### Short problem:
Find and copy every line in the records that includes the string "page".

### Listed entries:
────────────────────
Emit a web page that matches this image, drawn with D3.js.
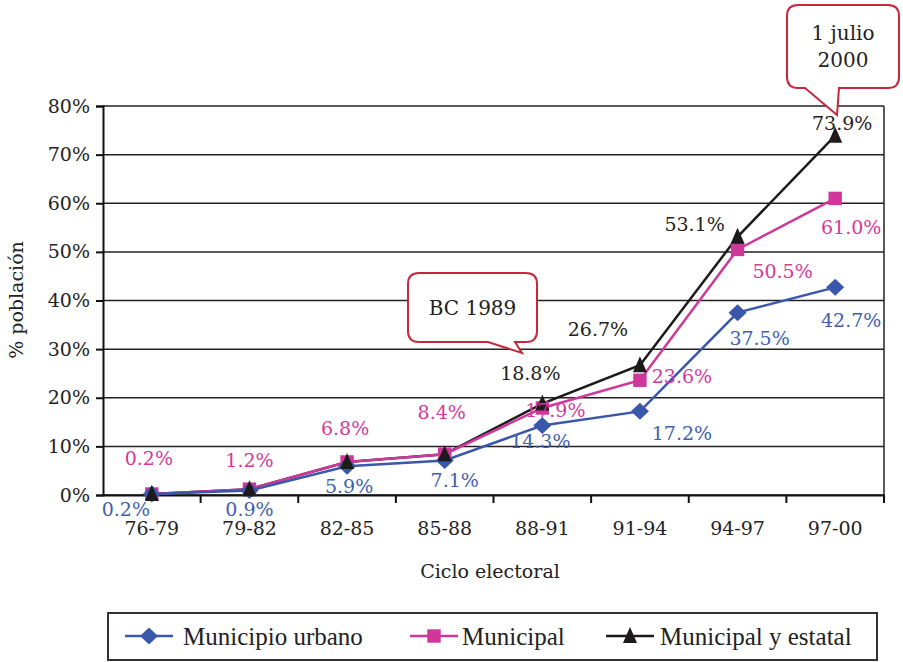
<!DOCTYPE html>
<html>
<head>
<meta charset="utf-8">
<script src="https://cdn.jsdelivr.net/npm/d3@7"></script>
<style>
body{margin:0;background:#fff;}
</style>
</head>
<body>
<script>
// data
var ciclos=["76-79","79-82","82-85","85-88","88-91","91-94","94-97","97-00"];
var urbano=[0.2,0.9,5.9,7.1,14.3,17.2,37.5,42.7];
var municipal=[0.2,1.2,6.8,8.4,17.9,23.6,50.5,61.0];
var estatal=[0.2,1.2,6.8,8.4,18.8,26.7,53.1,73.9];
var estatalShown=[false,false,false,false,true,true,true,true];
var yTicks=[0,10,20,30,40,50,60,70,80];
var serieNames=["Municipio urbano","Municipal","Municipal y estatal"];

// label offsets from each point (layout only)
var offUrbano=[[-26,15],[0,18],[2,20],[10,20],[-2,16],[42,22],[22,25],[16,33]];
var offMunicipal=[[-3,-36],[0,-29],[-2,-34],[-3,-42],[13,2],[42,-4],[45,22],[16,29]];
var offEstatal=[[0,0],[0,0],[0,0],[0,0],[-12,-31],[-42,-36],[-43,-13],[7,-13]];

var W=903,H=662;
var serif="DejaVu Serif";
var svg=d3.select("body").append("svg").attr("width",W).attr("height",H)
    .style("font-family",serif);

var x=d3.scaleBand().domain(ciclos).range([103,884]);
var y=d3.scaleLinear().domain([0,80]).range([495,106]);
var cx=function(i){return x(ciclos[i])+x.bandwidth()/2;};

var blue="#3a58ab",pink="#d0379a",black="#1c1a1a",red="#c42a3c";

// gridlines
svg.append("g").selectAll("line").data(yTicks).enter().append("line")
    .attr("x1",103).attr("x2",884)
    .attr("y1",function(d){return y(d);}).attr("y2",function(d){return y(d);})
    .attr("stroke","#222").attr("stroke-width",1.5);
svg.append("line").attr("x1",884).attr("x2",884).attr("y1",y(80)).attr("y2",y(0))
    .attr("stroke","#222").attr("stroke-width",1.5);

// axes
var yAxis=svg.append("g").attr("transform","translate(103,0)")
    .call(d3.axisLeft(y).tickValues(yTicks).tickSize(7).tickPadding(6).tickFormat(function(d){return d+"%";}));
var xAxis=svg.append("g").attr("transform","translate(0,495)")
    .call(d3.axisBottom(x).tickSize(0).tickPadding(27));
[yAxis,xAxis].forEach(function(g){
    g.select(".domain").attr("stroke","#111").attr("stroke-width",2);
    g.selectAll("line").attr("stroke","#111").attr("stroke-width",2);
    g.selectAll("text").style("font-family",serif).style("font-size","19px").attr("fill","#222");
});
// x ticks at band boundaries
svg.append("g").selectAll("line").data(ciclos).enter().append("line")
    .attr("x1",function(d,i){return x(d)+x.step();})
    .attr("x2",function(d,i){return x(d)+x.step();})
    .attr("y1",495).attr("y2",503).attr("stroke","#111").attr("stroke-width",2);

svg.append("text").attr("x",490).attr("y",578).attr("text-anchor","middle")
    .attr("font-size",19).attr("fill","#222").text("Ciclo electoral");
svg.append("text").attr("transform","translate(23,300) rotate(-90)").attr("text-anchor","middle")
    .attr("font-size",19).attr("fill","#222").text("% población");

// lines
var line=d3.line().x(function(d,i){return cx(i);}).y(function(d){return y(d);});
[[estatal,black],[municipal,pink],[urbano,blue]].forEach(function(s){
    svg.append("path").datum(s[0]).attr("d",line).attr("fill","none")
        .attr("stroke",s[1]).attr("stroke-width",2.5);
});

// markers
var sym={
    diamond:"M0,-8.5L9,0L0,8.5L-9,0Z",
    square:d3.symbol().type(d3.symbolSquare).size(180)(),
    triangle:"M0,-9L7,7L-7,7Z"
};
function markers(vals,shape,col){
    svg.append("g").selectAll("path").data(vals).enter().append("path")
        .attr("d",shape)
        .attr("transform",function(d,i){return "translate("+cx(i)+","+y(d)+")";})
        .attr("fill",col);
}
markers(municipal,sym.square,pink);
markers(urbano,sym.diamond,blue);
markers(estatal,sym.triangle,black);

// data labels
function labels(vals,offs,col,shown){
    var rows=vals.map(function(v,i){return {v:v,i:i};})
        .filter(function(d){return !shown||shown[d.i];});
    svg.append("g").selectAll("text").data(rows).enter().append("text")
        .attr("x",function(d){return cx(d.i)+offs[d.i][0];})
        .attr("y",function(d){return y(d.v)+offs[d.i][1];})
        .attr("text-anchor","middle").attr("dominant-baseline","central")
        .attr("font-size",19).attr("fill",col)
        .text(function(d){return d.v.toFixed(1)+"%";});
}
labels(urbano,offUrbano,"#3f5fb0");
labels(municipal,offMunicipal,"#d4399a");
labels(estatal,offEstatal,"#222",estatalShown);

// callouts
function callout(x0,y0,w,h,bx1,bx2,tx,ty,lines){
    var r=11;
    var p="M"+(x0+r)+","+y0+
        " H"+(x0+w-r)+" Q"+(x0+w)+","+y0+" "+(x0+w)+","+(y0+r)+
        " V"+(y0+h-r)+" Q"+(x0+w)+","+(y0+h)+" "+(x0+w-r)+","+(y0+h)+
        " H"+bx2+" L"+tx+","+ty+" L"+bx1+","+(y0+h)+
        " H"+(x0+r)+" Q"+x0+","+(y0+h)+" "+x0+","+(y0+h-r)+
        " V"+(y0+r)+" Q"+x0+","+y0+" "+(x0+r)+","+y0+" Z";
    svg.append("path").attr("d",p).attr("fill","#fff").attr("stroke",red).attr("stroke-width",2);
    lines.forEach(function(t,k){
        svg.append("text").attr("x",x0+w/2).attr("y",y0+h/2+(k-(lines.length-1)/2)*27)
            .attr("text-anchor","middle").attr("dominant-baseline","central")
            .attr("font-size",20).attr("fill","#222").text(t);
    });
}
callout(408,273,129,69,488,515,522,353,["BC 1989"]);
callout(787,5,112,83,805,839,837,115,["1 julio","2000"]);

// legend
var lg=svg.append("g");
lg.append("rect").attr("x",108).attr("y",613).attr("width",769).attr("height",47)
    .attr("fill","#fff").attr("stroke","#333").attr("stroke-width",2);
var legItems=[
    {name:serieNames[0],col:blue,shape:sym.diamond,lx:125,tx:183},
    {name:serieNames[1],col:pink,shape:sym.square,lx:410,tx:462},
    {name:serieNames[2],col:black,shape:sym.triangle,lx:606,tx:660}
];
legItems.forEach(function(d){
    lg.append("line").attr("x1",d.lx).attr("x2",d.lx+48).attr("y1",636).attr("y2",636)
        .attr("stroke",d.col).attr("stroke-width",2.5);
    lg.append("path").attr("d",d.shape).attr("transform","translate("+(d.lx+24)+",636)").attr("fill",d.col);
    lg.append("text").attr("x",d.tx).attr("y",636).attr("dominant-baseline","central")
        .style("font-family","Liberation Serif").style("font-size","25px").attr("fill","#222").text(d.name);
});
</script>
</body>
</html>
────────────────────
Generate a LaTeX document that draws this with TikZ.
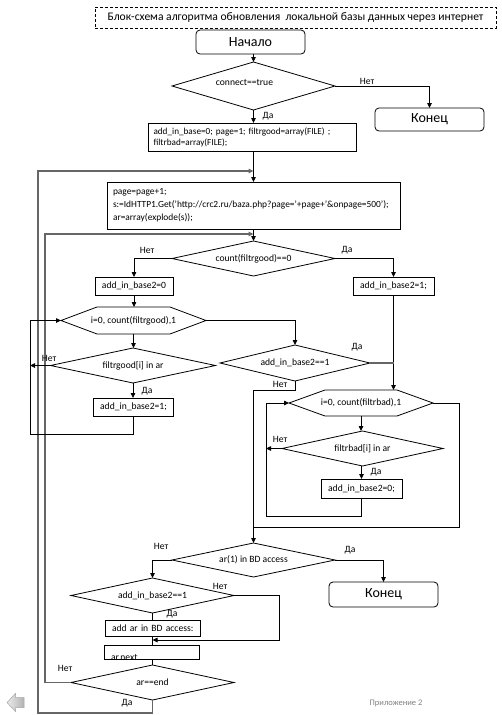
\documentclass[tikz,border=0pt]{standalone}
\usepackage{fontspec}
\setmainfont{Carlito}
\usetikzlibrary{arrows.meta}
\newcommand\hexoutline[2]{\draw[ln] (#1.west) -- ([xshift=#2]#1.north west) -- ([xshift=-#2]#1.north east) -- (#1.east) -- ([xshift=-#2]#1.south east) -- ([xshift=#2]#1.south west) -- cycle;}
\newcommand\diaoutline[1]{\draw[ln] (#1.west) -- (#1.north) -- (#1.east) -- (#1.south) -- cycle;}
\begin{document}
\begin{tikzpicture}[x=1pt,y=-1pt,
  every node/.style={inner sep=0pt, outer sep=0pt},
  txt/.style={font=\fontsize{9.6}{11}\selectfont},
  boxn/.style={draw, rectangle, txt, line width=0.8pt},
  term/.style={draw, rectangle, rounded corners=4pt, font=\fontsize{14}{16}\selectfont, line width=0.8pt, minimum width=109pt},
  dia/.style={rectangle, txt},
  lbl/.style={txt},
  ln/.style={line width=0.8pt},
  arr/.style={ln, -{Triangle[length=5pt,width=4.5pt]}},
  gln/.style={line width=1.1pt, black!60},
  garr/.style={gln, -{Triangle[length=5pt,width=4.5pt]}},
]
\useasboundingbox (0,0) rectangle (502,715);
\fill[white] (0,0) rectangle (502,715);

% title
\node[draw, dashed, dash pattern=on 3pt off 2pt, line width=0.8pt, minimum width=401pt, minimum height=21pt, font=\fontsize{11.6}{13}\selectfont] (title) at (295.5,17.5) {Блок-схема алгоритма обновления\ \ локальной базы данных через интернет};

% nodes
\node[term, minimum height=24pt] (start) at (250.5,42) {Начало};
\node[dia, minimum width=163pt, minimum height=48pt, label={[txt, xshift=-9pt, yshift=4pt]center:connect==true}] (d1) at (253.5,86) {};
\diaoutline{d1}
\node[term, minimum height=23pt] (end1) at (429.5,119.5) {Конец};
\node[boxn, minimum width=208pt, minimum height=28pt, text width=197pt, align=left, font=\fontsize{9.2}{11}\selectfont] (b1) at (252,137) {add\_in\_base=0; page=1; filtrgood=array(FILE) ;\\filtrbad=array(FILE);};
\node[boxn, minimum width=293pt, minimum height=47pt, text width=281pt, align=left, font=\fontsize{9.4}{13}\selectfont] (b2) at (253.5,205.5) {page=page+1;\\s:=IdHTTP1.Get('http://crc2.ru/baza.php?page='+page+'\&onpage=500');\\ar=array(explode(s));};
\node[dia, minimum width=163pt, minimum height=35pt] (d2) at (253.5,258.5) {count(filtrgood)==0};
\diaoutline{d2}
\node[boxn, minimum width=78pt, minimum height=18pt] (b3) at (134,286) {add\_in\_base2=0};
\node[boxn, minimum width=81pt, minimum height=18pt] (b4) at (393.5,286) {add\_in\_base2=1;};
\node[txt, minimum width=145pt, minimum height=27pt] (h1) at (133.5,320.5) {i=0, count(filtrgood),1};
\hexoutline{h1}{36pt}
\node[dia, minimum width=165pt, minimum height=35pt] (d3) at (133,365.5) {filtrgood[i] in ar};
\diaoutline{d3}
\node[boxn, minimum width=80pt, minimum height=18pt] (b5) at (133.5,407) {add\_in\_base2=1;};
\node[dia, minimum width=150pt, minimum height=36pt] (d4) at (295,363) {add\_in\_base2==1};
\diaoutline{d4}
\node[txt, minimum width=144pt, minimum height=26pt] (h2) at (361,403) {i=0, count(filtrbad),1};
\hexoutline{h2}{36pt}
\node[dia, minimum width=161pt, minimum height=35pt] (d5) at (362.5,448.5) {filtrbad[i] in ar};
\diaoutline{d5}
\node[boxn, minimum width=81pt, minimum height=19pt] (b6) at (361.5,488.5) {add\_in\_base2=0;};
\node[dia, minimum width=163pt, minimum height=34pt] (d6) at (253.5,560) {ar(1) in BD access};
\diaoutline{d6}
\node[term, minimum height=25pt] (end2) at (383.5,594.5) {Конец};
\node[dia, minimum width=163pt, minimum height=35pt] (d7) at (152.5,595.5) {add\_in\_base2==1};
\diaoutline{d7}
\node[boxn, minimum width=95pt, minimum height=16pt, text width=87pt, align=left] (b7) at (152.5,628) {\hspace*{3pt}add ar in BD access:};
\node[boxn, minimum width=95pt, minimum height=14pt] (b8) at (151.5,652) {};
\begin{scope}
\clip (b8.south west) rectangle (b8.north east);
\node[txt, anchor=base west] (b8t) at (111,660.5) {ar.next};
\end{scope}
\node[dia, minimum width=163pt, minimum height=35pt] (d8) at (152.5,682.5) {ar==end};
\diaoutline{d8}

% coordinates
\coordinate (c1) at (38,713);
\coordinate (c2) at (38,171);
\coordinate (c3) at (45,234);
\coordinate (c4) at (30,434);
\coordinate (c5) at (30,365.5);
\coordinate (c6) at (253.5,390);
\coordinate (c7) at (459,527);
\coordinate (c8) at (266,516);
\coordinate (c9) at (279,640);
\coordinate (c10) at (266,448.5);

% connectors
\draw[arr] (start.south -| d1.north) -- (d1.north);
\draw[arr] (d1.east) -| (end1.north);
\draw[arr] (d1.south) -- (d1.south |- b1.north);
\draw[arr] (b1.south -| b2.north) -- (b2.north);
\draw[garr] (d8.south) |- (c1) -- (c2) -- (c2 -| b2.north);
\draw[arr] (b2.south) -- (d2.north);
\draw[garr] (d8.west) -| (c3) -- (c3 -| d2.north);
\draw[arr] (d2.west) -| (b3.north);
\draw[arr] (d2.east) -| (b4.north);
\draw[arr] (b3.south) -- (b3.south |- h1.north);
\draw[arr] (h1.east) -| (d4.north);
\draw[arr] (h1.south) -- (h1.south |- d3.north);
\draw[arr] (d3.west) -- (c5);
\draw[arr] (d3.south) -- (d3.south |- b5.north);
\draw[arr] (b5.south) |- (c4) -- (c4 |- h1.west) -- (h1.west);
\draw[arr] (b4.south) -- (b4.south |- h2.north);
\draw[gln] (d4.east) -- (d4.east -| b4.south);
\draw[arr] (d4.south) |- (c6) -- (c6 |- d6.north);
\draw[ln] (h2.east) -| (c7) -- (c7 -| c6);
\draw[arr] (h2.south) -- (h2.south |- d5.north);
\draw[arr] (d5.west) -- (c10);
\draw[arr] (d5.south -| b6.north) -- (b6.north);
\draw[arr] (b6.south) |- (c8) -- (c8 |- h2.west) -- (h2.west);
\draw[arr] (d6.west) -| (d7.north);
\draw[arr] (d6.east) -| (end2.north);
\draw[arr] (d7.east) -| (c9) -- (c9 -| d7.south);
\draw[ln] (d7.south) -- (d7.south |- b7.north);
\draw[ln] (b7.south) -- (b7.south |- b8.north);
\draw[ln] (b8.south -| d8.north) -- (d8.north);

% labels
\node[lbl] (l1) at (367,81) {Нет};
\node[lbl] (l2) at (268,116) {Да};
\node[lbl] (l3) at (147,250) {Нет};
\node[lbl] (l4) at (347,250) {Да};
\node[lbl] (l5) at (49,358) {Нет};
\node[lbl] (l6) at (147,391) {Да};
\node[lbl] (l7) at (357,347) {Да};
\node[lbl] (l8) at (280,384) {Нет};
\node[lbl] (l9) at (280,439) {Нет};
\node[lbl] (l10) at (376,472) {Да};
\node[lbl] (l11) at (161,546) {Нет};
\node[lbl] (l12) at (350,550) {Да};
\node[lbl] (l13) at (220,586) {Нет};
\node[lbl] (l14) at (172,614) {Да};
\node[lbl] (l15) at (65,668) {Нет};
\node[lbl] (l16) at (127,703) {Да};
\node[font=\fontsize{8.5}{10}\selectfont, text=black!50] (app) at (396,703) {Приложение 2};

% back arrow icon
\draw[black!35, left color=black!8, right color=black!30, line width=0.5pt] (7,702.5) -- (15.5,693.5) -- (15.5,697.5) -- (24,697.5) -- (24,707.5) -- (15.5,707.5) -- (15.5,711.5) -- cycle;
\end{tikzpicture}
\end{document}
────────────────────
### Final result:
Emit a web page that matches this image, drawn with D3.js.
\node[boxn, minimum width=208pt, minimum height=28pt, text width=197pt, align=left, font=\fontsize{9.2}{11}\selectfont] (b1) at (252,137) {add\_in\_base=0; page=1; filtrgood=array(FILE) ;\\filtrbad=array(FILE);};
\node[boxn, minimum width=293pt, minimum height=47pt, text width=281pt, align=left, font=\fontsize{9.4}{13}\selectfont] (b2) at (253.5,205.5) {page=page+1;\\s:=IdHTTP1.Get('http://crc2.ru/baza.php?page='+page+'\&onpage=500');\\ar=array(explode(s));};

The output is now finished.